Of Being Nomads and Nests


This post was originally called: Of Being Nomads and Calling A Suitcase a Home...and it occurred to me that the title could very well have been the title of a poem except that it has been years since I last wrote a poem. However, given that I am currently navigating so many transitions both within my interior and exterior worlds, it wouldn't be so odd after all that I start embracing poetry once again after so long. Poetry is how I first began to see the world through words - and I am coming full circle, as if coming back to a sanctuary.  I have so many thoughts, words, memories, and visuals jostling around in my head, all like caged birds...and poetry seems to me the best way to package and present them.

But this post is not just about poetry: it is also about being nomads, becoming acquainted with the idea of nesting homes from suitcases and bare rooms and the way the air smells at dusk in different cities and countries. As we traversed across America last month and now in India, awaiting to find our new nest, I thought of the hotel rooms, friends' houses, and camp-sites that we briefly called home. And this is what I am learning about home, having mused about the subject a great deal in the past years: no matter how briefly or long you live in a place, it becomes home, whether it's for the night, months, years or decades.

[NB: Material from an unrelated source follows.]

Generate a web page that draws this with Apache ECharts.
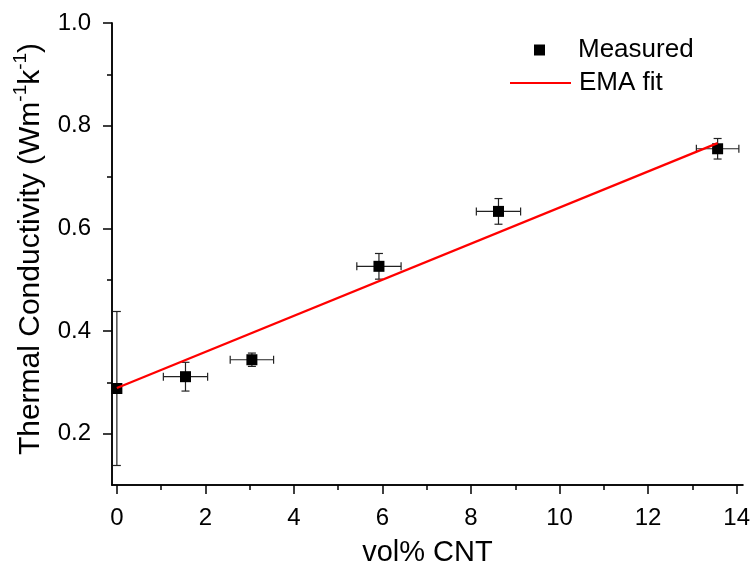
<!DOCTYPE html>
<html><head><meta charset="utf-8">
<script src="https://cdn.jsdelivr.net/npm/echarts@6/dist/echarts.min.js"></script>
<style>html,body{margin:0;padding:0;background:#fff}#c{width:753px;height:574px}</style>
</head><body><div id="c"></div>
<script>
const volCNT = [0, 1.55, 3.05, 5.92, 8.62, 13.57];
const conductivity = [0.288, 0.311, 0.344, 0.526, 0.633, 0.755];
const xErr = [0, 0.5, 0.49, 0.5, 0.5, 0.48];
const yErr = [0.15, 0.028, 0.013, 0.025, 0.025, 0.02];
const fitX = [0, 13.57];
const fitY = [0.289, 0.766];
const xMajorTicks = [0, 2, 4, 6, 8, 10, 12, 14];
const xMinorTicks = [1, 3, 5, 7, 9, 11, 13];
const yMajorTicks = [0.2, 0.4, 0.6, 0.8, 1.0];
const yMinorTicks = [0.3, 0.5, 0.7, 0.9];

const FONT = 'Liberation Sans, Arial, sans-serif';
const chart = echarts.init(document.getElementById('c'));
const measured = volCNT.map((x, i) => [x, conductivity[i]]);
const errData = volCNT.map((x, i) => [x, conductivity[i], xErr[i], yErr[i]]);
const fitData = fitX.map((x, i) => [x, fitY[i]]);

const XMIN = -0.11, XMAX = 14.14, YMIN = 0.1, YMAX = 1.0;
const axisLine = {show: true, onZero: false, lineStyle: {color: '#000', width: 1.5}};

function xAxisDef(ticks, len, labels, extra) {
  return Object.assign({
    type: 'value', min: XMIN, max: XMAX, position: 'bottom',
    axisLine: axisLine, splitLine: {show: false},
    axisTick: {show: true, length: len, inside: false, customValues: ticks, lineStyle: {color: '#000', width: 1.5}},
    axisLabel: labels ? {show: true, customValues: ticks, fontSize: 24, color: '#000', fontFamily: FONT, margin: 21} : {show: false}
  }, extra || {});
}
function yAxisDef(ticks, len, labels, extra) {
  return Object.assign({
    type: 'value', min: YMIN, max: YMAX, position: 'left',
    axisLine: axisLine, splitLine: {show: false},
    axisTick: {show: true, length: len, inside: false, customValues: ticks, lineStyle: {color: '#000', width: 1.5}},
    axisLabel: labels ? {show: true, customValues: ticks, fontSize: 24, color: '#000', fontFamily: FONT, margin: 21,
      formatter: v => v.toFixed(1)} : {show: false}
  }, extra || {});
}

chart.setOption({
  animation: false,
  backgroundColor: '#fff',
  grid: {left: 112, right: 8, top: 23, bottom: 89, containLabel: false},
  xAxis: [
    xAxisDef(xMajorTicks, 9, true, {name: 'vol% CNT', nameLocation: 'middle', nameGap: 53,
      nameTextStyle: {fontSize: 29, color: '#000', fontFamily: FONT}}),
    xAxisDef(xMinorTicks, 5, false)
  ],
  yAxis: [
    yAxisDef(yMajorTicks, 9, true, {
      name: '{a|Thermal Conductivity (Wm}{s|-1}{a|k}{s|-1}{a|)}',
      nameLocation: 'middle', nameGap: 66, nameRotate: 90,
      nameTextStyle: {color: '#000', fontFamily: FONT, padding: [0, 0, 0, 10], rich: {
        a: {fontSize: 30, color: '#000', fontFamily: FONT, lineHeight: 35, verticalAlign: 'bottom'},
        s: {fontSize: 19, color: '#000', fontFamily: FONT, lineHeight: 35, verticalAlign: 'top', padding: [0, 0, 14, 0]}
      }}
    }),
    yAxisDef(yMinorTicks, 5, false)
  ],
  legend: [
    {data: [{name: 'Measured', icon: 'rect'}], left: 534, top: 35, padding: 0, itemWidth: 11, itemHeight: 11, itemGap: 0,
      textStyle: {fontSize: 26, lineHeight: 30, color: '#000', fontFamily: FONT, padding: [0, 0, 0, 28]}},
    {data: [{name: 'EMA fit'}], left: 509, top: 68, padding: 0, itemWidth: 61, itemHeight: 2, itemGap: 0,
      textStyle: {fontSize: 26, lineHeight: 30, color: '#000', fontFamily: FONT, padding: [0, 0, 0, 3]}}
  ],
  series: [
    {
      name: 'errors', type: 'custom', xAxisIndex: 0, yAxisIndex: 0, z: 2, clip: false,
      data: errData,
      renderItem: function (params, api) {
        const x = api.value(0), y = api.value(1), ex = api.value(2), ey = api.value(3);
        const c = api.coord([x, y]);
        const top = api.coord([x, y + ey]), bot = api.coord([x, y - ey]);
        const lft = api.coord([x - ex, y]), rgt = api.coord([x + ex, y]);
        const st = {stroke: '#222', lineWidth: 1.2};
        const cap = 4;
        const children = [];
        if (ey > 0) {
          children.push({type: 'line', shape: {x1: c[0], y1: top[1], x2: c[0], y2: bot[1]}, style: st});
          children.push({type: 'line', shape: {x1: c[0] - cap, y1: top[1], x2: c[0] + cap, y2: top[1]}, style: st});
          children.push({type: 'line', shape: {x1: c[0] - cap, y1: bot[1], x2: c[0] + cap, y2: bot[1]}, style: st});
        }
        if (ex > 0) {
          children.push({type: 'line', shape: {x1: lft[0], y1: c[1], x2: rgt[0], y2: c[1]}, style: st});
          children.push({type: 'line', shape: {x1: lft[0], y1: c[1] - cap, x2: lft[0], y2: c[1] + cap}, style: st});
          children.push({type: 'line', shape: {x1: rgt[0], y1: c[1] - cap, x2: rgt[0], y2: c[1] + cap}, style: st});
        }
        return {type: 'group', children: children};
      }
    },
    {
      name: 'Measured', type: 'scatter', xAxisIndex: 0, yAxisIndex: 0, z: 3,
      symbol: 'rect', symbolSize: 11, itemStyle: {color: '#000', opacity: 1},
      data: measured, clip: false
    },
    {
      name: 'EMA fit', type: 'line', xAxisIndex: 0, yAxisIndex: 0, z: 4,
      showSymbol: false, symbol: 'none', lineStyle: {color: '#f00', width: 2.2}, itemStyle: {color: '#f00'},
      data: fitData
    }
  ]
});
</script></body></html>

As I write, memories from our travels flash through my mind, one visual layering upon another: eating tongue-roof-burning hot pizza at Patsy's on a warm, electric June afternoon in New York, watching 4th July fireworks momentarily bloom in a garden of a night sky somewhere in Virginia, peering down into the sky inside a pool gouged out of red mountains, the surreal cacti cities and broken hills of Joshua Tree National Park, and the massive azure Great Lakes in Michigan's Upper Peninsula, which I constantly mistook for the sea, so great was my yearning to see it (although the one time I did see the sea on a New Jersey coast, it was during a hurricane and what an ugly, white, wind-whipped beast it was!) 

Nested

And then, in middle of this treadmill of travel, there was also this to savor: exploring a garden in a desert city in India. The garden was a self-contained green universe, as gardens are: jaundiced leaves littered the grass, over-ripe bittergourds turned orange, as if in protest at not being plucked to be cooked and consumed (and when their bellies were sliced open, they revealed sticky red seeds within, nature's toys), and tiny deep pink flower petals dreamily danced away from their parent trees, their scent fiercely staining the air- and then one morning, I found a small, immaculately constructed and perfectly preserved nest sitting beneath a tree. Had it fallen or been abandoned? There were no eggs and the owners were nowhere to be seen, save a feather lying nearby. A home in a garden; the garden a home...in my photographic quest to document the quotidian of my life, those little moments that plump our lives, it was a memory and a metaphor and a message. Or perhaps, neither of those things. Each possibility is as valid as the others.

It will happen soon enough, the nest - and so, meanwhile, I continue to wander, sights and sounds and smells aligning themselves against one another, like brilliantly hued saris in a sari shop - and when it will be time to sit down and write and ponder, I can simply reach into those memories and unfurl those moments and weave them into words.